El día siguiente me costó trabajar. Y el miércoles, y el jueves, y muchos días. Me sentía tan insegura que no tenía la autoestima suficiente para enfrentarme correctamente a mi jornada laboral. Me empequeñecí tanto, que derivé algunos expedientes, viéndome incapaz de sacar más demandas de mi ordenador.

 Me sentía tan insegura que no tenía la autoestima suficiente para enfrentarme correctamente a mi jornada laboral.

Ahora, tiempo después -y será cierto aquello de que el tiempo todo lo cura- lo puedo ver con otra perspectiva. Tenemos -y tengo- que normalizar el perder. Siempre hay un perdedor. Y eso no se relaciona con la valía de un profesional. Que mientras tu como abogado saques adelante un caso con la mayor de las diligencias, lo estás haciendo bien. Tú lo haces bien. Tu siempre lo haces bien.

Y ese es el final de mi artículo. Estoy casi segura de que estas palabras que aquí te escribo no te ayudaran a paliar el fracaso que sentirás en tu corazón el día que pierdas “el caso”. Es más, nada te suavizará la frustración momentánea. Pero lo que sí lo hará serás tú.
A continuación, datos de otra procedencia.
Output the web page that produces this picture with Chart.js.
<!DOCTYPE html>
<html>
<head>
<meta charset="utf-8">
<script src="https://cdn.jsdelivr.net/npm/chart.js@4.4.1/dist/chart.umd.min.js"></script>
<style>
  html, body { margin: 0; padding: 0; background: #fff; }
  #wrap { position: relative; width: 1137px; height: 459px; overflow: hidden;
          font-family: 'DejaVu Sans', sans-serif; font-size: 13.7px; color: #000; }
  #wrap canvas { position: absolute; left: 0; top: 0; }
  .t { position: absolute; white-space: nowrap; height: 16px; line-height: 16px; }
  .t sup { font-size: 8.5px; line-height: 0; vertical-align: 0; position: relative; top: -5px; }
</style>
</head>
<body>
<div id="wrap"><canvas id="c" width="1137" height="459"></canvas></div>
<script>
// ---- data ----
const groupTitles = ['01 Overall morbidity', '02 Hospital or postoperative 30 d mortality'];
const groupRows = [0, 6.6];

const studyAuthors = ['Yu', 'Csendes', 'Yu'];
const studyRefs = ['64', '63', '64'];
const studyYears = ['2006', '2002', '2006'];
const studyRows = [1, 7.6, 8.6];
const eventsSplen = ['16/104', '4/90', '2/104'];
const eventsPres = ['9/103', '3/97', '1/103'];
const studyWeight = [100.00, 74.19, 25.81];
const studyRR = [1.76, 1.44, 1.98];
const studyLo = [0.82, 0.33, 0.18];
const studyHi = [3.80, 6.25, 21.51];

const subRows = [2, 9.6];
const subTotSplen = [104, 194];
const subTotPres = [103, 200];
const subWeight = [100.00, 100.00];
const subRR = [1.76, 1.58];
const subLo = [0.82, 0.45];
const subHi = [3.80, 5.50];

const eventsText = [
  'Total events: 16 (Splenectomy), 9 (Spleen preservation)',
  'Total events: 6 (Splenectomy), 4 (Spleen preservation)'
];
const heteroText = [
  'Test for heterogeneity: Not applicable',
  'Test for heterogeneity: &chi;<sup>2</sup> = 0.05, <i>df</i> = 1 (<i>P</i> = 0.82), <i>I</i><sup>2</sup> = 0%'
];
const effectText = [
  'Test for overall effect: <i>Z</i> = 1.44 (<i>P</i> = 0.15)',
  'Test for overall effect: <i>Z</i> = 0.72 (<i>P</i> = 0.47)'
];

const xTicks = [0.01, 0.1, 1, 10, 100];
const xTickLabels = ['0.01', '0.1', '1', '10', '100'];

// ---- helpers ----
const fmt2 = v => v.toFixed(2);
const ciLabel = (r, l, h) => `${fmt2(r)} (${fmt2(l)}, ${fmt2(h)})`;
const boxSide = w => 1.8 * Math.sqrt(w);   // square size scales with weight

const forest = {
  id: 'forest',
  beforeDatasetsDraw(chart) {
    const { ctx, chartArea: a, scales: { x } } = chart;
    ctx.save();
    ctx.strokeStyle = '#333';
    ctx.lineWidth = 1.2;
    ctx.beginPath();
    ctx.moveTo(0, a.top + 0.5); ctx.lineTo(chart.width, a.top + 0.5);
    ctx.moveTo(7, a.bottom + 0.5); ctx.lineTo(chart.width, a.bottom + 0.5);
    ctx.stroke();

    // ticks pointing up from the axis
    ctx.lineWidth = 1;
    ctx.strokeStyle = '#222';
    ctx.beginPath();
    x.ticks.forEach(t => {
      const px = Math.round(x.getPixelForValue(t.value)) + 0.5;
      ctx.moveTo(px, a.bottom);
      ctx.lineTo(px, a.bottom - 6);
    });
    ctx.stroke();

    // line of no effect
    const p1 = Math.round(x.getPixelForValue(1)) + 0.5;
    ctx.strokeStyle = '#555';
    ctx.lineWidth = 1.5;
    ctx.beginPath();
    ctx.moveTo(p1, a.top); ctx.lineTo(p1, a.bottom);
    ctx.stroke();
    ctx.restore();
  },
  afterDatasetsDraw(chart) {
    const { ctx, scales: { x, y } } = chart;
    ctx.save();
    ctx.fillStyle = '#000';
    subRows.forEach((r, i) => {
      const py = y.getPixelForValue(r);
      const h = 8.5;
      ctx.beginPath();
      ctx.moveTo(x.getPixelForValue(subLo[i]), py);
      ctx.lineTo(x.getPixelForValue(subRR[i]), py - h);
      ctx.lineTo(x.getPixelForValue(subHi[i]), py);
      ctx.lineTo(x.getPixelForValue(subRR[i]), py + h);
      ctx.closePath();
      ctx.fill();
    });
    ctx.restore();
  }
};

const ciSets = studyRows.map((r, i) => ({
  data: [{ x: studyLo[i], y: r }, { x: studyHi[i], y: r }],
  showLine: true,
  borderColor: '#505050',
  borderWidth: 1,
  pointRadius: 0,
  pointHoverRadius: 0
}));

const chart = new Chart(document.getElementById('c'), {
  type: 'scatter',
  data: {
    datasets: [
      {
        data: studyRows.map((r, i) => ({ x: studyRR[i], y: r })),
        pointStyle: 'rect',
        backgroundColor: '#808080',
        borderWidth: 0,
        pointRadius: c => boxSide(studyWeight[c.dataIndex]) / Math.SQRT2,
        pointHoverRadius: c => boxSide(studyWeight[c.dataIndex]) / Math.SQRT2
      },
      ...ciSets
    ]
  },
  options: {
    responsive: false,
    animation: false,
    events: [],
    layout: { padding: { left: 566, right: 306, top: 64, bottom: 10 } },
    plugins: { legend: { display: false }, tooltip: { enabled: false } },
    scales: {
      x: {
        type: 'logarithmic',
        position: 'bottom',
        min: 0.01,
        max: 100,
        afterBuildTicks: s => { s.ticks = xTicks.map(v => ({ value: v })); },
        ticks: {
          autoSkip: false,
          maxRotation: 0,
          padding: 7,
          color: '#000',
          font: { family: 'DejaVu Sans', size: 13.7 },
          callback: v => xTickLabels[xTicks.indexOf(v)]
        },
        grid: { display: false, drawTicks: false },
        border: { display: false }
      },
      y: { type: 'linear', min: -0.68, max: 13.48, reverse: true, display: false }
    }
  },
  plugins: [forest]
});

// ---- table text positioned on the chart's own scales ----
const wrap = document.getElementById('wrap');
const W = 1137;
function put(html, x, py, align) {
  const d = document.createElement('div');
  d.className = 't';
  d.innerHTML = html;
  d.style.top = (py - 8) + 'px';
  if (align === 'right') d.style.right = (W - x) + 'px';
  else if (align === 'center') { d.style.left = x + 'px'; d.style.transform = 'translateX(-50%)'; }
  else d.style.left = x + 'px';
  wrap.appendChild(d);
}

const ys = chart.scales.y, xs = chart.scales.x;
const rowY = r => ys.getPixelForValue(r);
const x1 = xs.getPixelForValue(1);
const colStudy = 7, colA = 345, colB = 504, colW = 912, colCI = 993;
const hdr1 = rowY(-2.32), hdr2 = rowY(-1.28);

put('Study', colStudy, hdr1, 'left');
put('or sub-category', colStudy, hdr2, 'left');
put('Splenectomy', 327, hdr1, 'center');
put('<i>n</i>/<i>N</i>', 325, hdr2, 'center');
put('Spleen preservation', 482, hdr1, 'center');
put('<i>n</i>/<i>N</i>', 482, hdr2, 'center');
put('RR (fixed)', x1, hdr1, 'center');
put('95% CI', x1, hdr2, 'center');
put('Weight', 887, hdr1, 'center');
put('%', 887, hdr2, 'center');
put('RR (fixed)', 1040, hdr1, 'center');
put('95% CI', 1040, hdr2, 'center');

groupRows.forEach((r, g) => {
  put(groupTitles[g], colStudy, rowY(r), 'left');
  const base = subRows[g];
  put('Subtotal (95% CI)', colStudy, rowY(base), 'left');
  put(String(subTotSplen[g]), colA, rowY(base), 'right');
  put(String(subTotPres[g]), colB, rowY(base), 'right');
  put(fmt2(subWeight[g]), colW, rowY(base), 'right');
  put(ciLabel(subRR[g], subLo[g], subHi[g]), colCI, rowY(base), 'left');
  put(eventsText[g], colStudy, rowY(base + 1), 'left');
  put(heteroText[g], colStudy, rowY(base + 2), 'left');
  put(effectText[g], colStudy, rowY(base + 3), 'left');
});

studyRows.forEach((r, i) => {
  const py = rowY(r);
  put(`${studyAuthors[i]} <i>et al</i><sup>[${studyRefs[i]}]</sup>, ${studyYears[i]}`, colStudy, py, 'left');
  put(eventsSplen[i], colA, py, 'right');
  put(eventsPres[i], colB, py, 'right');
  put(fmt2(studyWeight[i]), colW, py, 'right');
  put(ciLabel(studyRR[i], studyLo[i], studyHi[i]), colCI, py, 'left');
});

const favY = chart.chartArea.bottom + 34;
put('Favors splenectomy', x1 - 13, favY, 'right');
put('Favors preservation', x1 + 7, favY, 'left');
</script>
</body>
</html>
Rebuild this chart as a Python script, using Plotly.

Tú, que ya eres un gran profesional del sector, sabes que los juicios se pierden. Y tú, que sigues siendo tu mejor versión como letrado, sabrás volver a trabajar, con las pilas recargadas y reconociendo la famosa frase de Antonio Machado “niño, ve corre y dile a tu madre, que, si no me quiere por pobre, que el mundo da muchas vueltas y ayer se cayó una torre”.

Y tú, querido lector, eres una gran torre de conocimiento y apuntes que, aún cayendo puede ser reconstruida de nuevo, desde los cimientos.